- Badeleh Location within Iran
- Coordinates: 36°34′51″N 53°10′56″E﻿ / ﻿36.58083°N 53.18222°E
- Country: Iran
- Province: Mazandaran
- County: Miandorud
- District: Central
- Rural District: Kuhdasht-e Gharbi

Population (2016)
- • Total: 1,890
- Time zone: UTC+3:30 (IRST)

= Badeleh =

Village in Mazandaran province, Iran

Badeleh (بادله) (Note: Also romanized as Bādeleh and Badleh) is a village in Kuhdasht-e Gharbi Rural District of the Central District in Miandorud County, Mazandaran province, Iran.

==Demographics==
===Population===
At the time of the 2006 National Census, the village's population was 1,810 in 492 households, when it was in Kuhdasht Rural District (Note: Renamed Kuhdasht-e Sharqi Rural District) of the former Miandorud District in Sari County.
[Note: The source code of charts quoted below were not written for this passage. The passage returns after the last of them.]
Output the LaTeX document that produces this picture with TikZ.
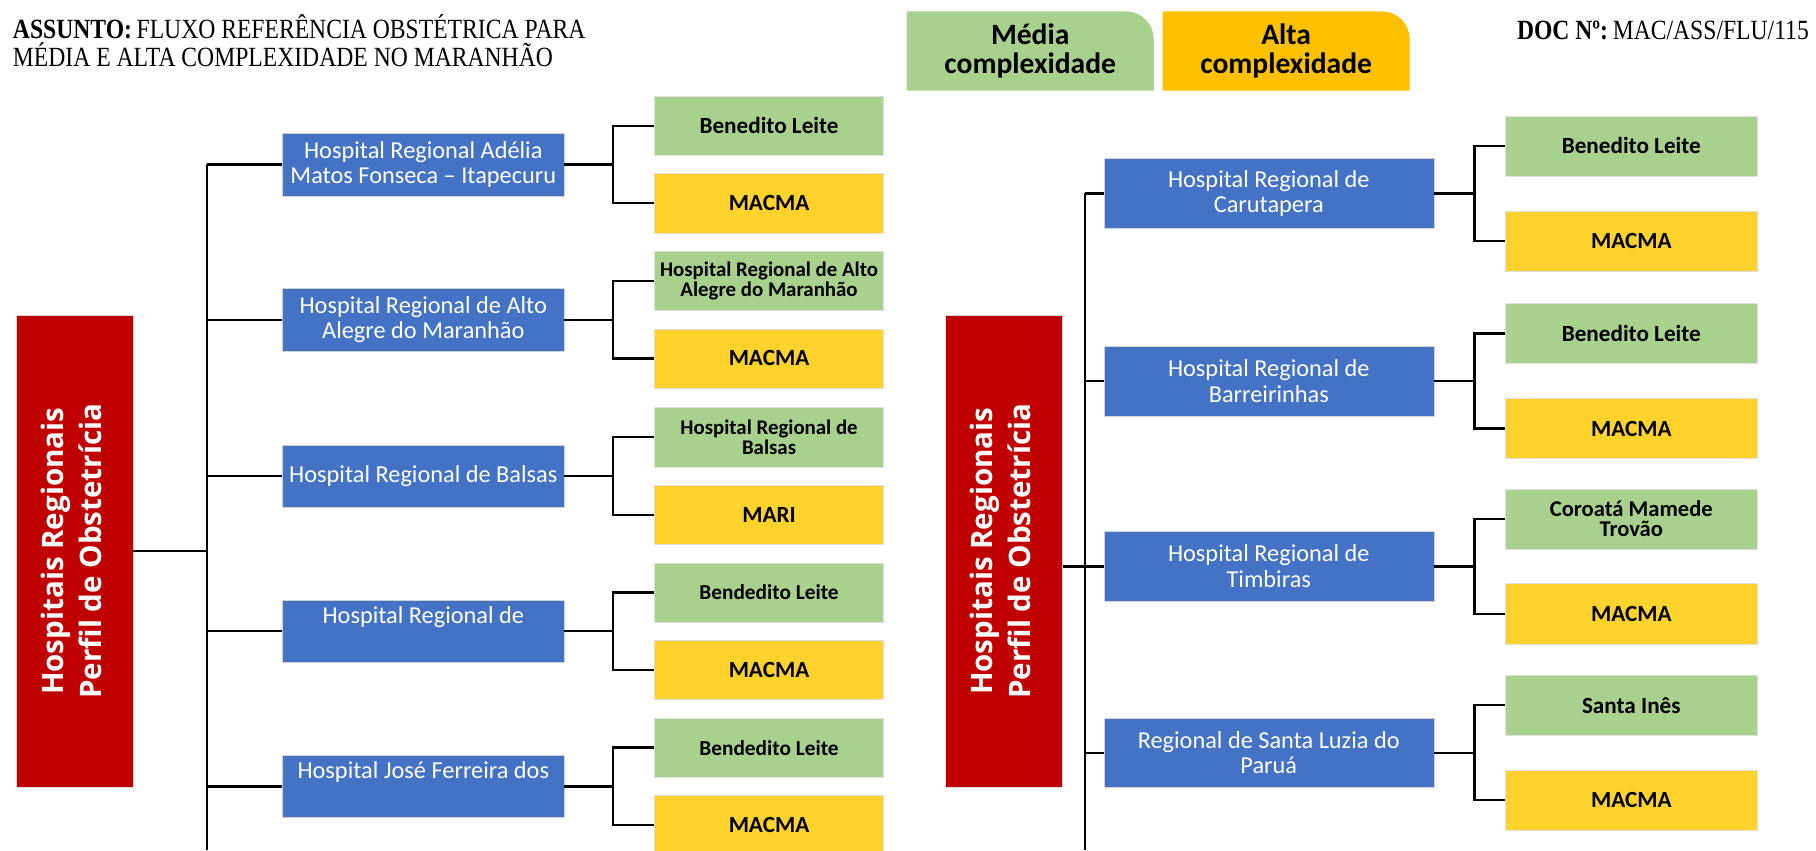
\documentclass[tikz,border=0pt]{standalone}
\usepackage{fontspec}
\setmainfont{Liberation Serif}[FakeStretch=0.85]
\newfontfamily\calibrifont{Carlito}
\newfontfamily\perfilfont{Open Sans}
\usetikzlibrary{positioning, calc, backgrounds}
\definecolor{hospblue}{HTML}{4472C4}
\definecolor{mediagreen}{HTML}{A9D18E}
\definecolor{altayellow}{HTML}{FFD32B}
\definecolor{altatab}{HTML}{FFC000}
\definecolor{perfilred}{HTML}{C00000}
\tikzset{
        perfil-box/.style={
            rectangle, fill=perfilred, draw=gray!30, text=white,
            minimum width=101pt, minimum height=408pt, inner sep=0pt,
            font=\perfilfont\bfseries\fontsize{25.5}{33}\selectfont
        },
        hospital-box/.style={
            rectangle, fill=hospblue, draw=gray!35, text=white, align=center,
            minimum width=243pt, minimum height=54pt, inner sep=1pt,
            font=\calibrifont\fontsize{21}{22}\selectfont
        },
        hospital-wide/.style={hospital-box, minimum width=285pt, minimum height=60pt},
        media-box/.style={
            rectangle, fill=mediagreen, draw=gray!25, text=black, align=center,
            minimum width=198pt, minimum height=51pt, inner sep=1pt,
            font=\calibrifont\bfseries\fontsize{20}{18}\selectfont
        },
        media-wide/.style={media-box, minimum width=217pt, minimum height=52pt},
        alta-box/.style={media-box, fill=altayellow},
        alta-wide/.style={media-wide, fill=altayellow},
        tab-label/.style={
            minimum width=213pt, minimum height=68pt, align=center, inner sep=0pt,
            font=\calibrifont\bfseries\fontsize{25.5}{25}\selectfont
        },
        small-dest/.style={font=\calibrifont\bfseries\fontsize{18}{17}\selectfont},
        link/.style={line width=2pt, black}
}

\begin{document}
\begin{tikzpicture}[x=1pt, y=-1pt]

        \useasboundingbox (0,0) rectangle (1568,734);
        \coordinate (BOTTOM) at (0,734);

        % HEADER
        \node[anchor=north west, align=left, inner sep=0pt,
              font=\fontsize{24}{25}\selectfont] (ASSUNTO) at (11,12)
              {\textbf{ASSUNTO:}\,FLUXO REFERÊNCIA OBSTÉTRICA PARA\\MÉDIA E ALTA COMPLEXIDADE NO MARANHÃO};
        \node[anchor=north east, inner sep=0pt,
              font=\fontsize{24}{25}\selectfont] (DOC) at (1562,18)
              {\textbf{DOC Nº:}\,MAC/ASS/FLU/115};
        \node[tab-label] (TABMED) at (889.5,44)  {Média\\complexidade};
        \node[tab-label] (TABALT) at (1110.5,44) {Alta\\complexidade};
        \begin{scope}[on background layer]
            \fill[mediagreen] (TABMED.south west) -- (TABMED.north west) -- ([xshift=-24pt]TABMED.north east)
                arc[start angle=90, end angle=0, radius=24pt] -- (TABMED.south east) -- cycle;
            \fill[altatab] (TABALT.south west) -- (TABALT.north west) -- ([xshift=-24pt]TABALT.north east)
                arc[start angle=90, end angle=0, radius=24pt] -- (TABALT.south east) -- cycle;
        \end{scope}

        % LEFT TREE NODES (relative to the red box)
        \node[perfil-box] (HOSPL) at (64.5,476)
              {\rotatebox{90}{\begin{tabular}{@{}c@{}}Hospitais Regionais\\Perfil de Obstetrícia\end{tabular}}};
        \node[hospital-box] (HRL1) at ($(HOSPL)+(301,-334)$) {Hospital Regional Adélia\\Matos Fonseca – Itapecuru};
        \node[hospital-box] (HRL2) at ($(HOSPL)+(301,-200)$) {Hospital Regional de Alto\\Alegre do Maranhão};
        \node[hospital-box] (HRL3) at ($(HOSPL)+(301,-65)$)  {Hospital Regional de Balsas};
        \node[hospital-box] (HRL4) at ($(HOSPL)+(301,69)$)   {Hospital Regional de\\\strut};
        \node[hospital-box] (HRL5) at ($(HOSPL)+(301,203)$)  {Hospital José Ferreira dos\\\strut};

        \node[media-box]             (MEDL1) at ($(HRL1)+(298.5,-33.5)$) {Benedito Leite};
        \node[alta-box]              (ALTL1) at ($(HRL1)+(298.5,33.5)$)  {MACMA};
        \node[media-box, small-dest] (MEDL2) at ($(HRL2)+(298.5,-33.5)$) {Hospital Regional de Alto\\Alegre do Maranhão};
        \node[alta-box]              (ALTL2) at ($(HRL2)+(298.5,33.5)$)  {MACMA};
        \node[media-box, small-dest] (MEDL3) at ($(HRL3)+(298.5,-33.5)$) {Hospital Regional de\\Balsas};
        \node[alta-box]              (ALTL3) at ($(HRL3)+(298.5,33.5)$)  {MARI};
        \node[media-box, font=\calibrifont\bfseries\fontsize{18.4}{18}\selectfont]
                                     (MEDL4) at ($(HRL4)+(298.5,-33.5)$) {Bendedito Leite};
        \node[alta-box]              (ALTL4) at ($(HRL4)+(298.5,33.5)$)  {MACMA};
        \node[media-box, font=\calibrifont\bfseries\fontsize{18.4}{18}\selectfont]
                                     (MEDL5) at ($(HRL5)+(298.5,-33.5)$) {Bendedito Leite};
        \node[alta-box]              (ALTL5) at ($(HRL5)+(298.5,33.5)$)  {MACMA};

        % RIGHT TREE NODES (relative to the red box)
        \node[perfil-box] (HOSPR) at (867,476)
              {\rotatebox{90}{\begin{tabular}{@{}c@{}}Hospitais Regionais\\Perfil de Obstetrícia\end{tabular}}};
        \node[hospital-wide] (HRR1) at ($(HOSPR)+(228.5,-309)$) {Hospital Regional de\\Carutapera};
        \node[hospital-wide] (HRR2) at ($(HOSPR)+(228.5,-147)$) {Hospital Regional de\\Barreirinhas};
        \node[hospital-wide] (HRR3) at ($(HOSPR)+(228.5,13)$)   {Hospital Regional de\\Timbiras};
        \node[hospital-wide] (HRR4) at ($(HOSPR)+(228.5,174)$)  {Regional de Santa Luzia do\\Paruá};

        \node[media-wide] (MEDR1) at ($(HRR1)+(313,-41)$) {Benedito Leite};
        \node[alta-wide]  (ALTR1) at ($(HRR1)+(313,41)$)  {MACMA};
        \node[media-wide] (MEDR2) at ($(HRR2)+(313,-41)$) {Benedito Leite};
        \node[alta-wide]  (ALTR2) at ($(HRR2)+(313,41)$)  {MACMA};
        \node[media-wide, font=\calibrifont\bfseries\fontsize{19.5}{17.5}\selectfont]
                          (MEDR3) at ($(HRR3)+(313,-41)$) {Coroatá Mamede\\Trovão};
        \node[alta-wide]  (ALTR3) at ($(HRR3)+(313,41)$)  {MACMA};
        \node[media-wide] (MEDR4) at ($(HRR4)+(313,-41)$) {Santa Inês};
        \node[alta-wide]  (ALTR4) at ($(HRR4)+(313,41)$)  {MACMA};

        % CONNECT LEFT TRUNK
        \coordinate (TRUNKL) at ($(HRL1.west)+(-65,0)$);
        \draw[link] (TRUNKL) -- (TRUNKL |- BOTTOM);
        \draw[link] (HOSPL.east) -- (HOSPL.east -| TRUNKL);
        \draw[link] (TRUNKL) -- (HRL1.west);
        \draw[link] (TRUNKL |- HRL2) -- (HRL2.west);
        \draw[link] (TRUNKL |- HRL3) -- (HRL3.west);
        \draw[link] (TRUNKL |- HRL4) -- (HRL4.west);
        \draw[link] (TRUNKL |- HRL5) -- (HRL5.west);

        % CONNECT LEFT DESTINATIONS
        \draw[link] (HRL1.east) -- ++(42,0) |- (MEDL1.west);
        \draw[link] (HRL1.east) -- ++(42,0) |- (ALTL1.west);
        \draw[link] (HRL2.east) -- ++(42,0) |- (MEDL2.west);
        \draw[link] (HRL2.east) -- ++(42,0) |- (ALTL2.west);
        \draw[link] (HRL3.east) -- ++(42,0) |- (MEDL3.west);
        \draw[link] (HRL3.east) -- ++(42,0) |- (ALTL3.west);
        \draw[link] (HRL4.east) -- ++(42,0) |- (MEDL4.west);
        \draw[link] (HRL4.east) -- ++(42,0) |- (ALTL4.west);
        \draw[link] (HRL5.east) -- ++(42,0) |- (MEDL5.west);
        \draw[link] (HRL5.east) -- ++(42,0) |- (ALTL5.west);

        % CONNECT RIGHT TRUNK
        \coordinate (TRUNKR) at ($(HRR1.west)+(-16,0)$);
        \draw[link] (TRUNKR) -- (TRUNKR |- BOTTOM);
        \draw[link] (HOSPR.east |- HRR3) -- (HRR3.west);
        \draw[link] (TRUNKR) -- (HRR1.west);
        \draw[link] (TRUNKR |- HRR2) -- (HRR2.west);
        \draw[link] (TRUNKR |- HRR4) -- (HRR4.west);

        % CONNECT RIGHT DESTINATIONS
        \draw[link] (HRR1.east) -- ++(35,0) |- (MEDR1.west);
        \draw[link] (HRR1.east) -- ++(35,0) |- (ALTR1.west);
        \draw[link] (HRR2.east) -- ++(35,0) |- (MEDR2.west);
        \draw[link] (HRR2.east) -- ++(35,0) |- (ALTR2.west);
        \draw[link] (HRR3.east) -- ++(35,0) |- (MEDR3.west);
        \draw[link] (HRR3.east) -- ++(35,0) |- (ALTR3.west);
        \draw[link] (HRR4.east) -- ++(35,0) |- (MEDR4.west);
        \draw[link] (HRR4.east) -- ++(35,0) |- (ALTR4.west);

\end{tikzpicture}
\end{document}
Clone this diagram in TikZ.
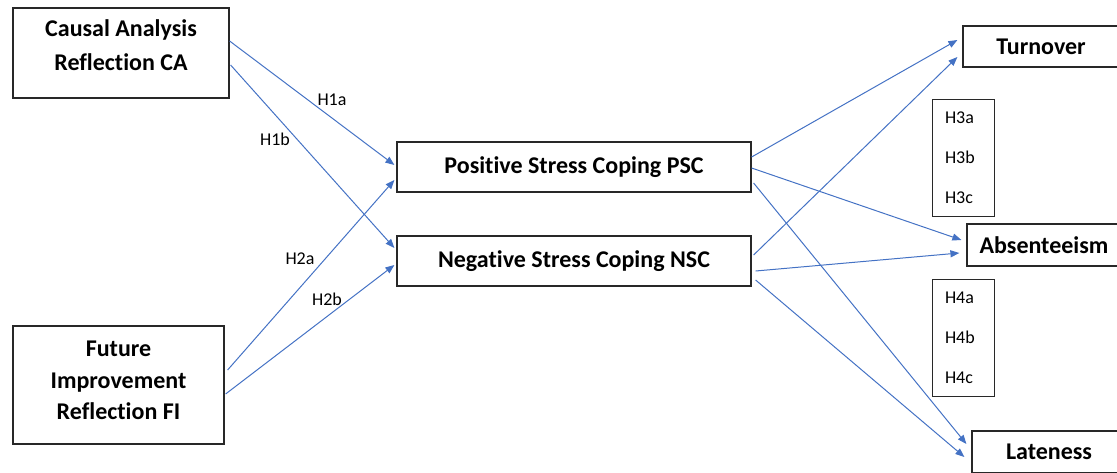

The following census in 2011 counted 1,985 people in 586 households, by which time the district had been separated from the county in the establishment of Miandorud County. The rural district was transferred to the new Central District and renamed Kuhdasht-e Sharqi Rural District. Badeleh was transferred to Kuhdasht-e Gharbi Rural District created in the same district. The 2016 census measured the population of the village as 1,890 people in 630 households.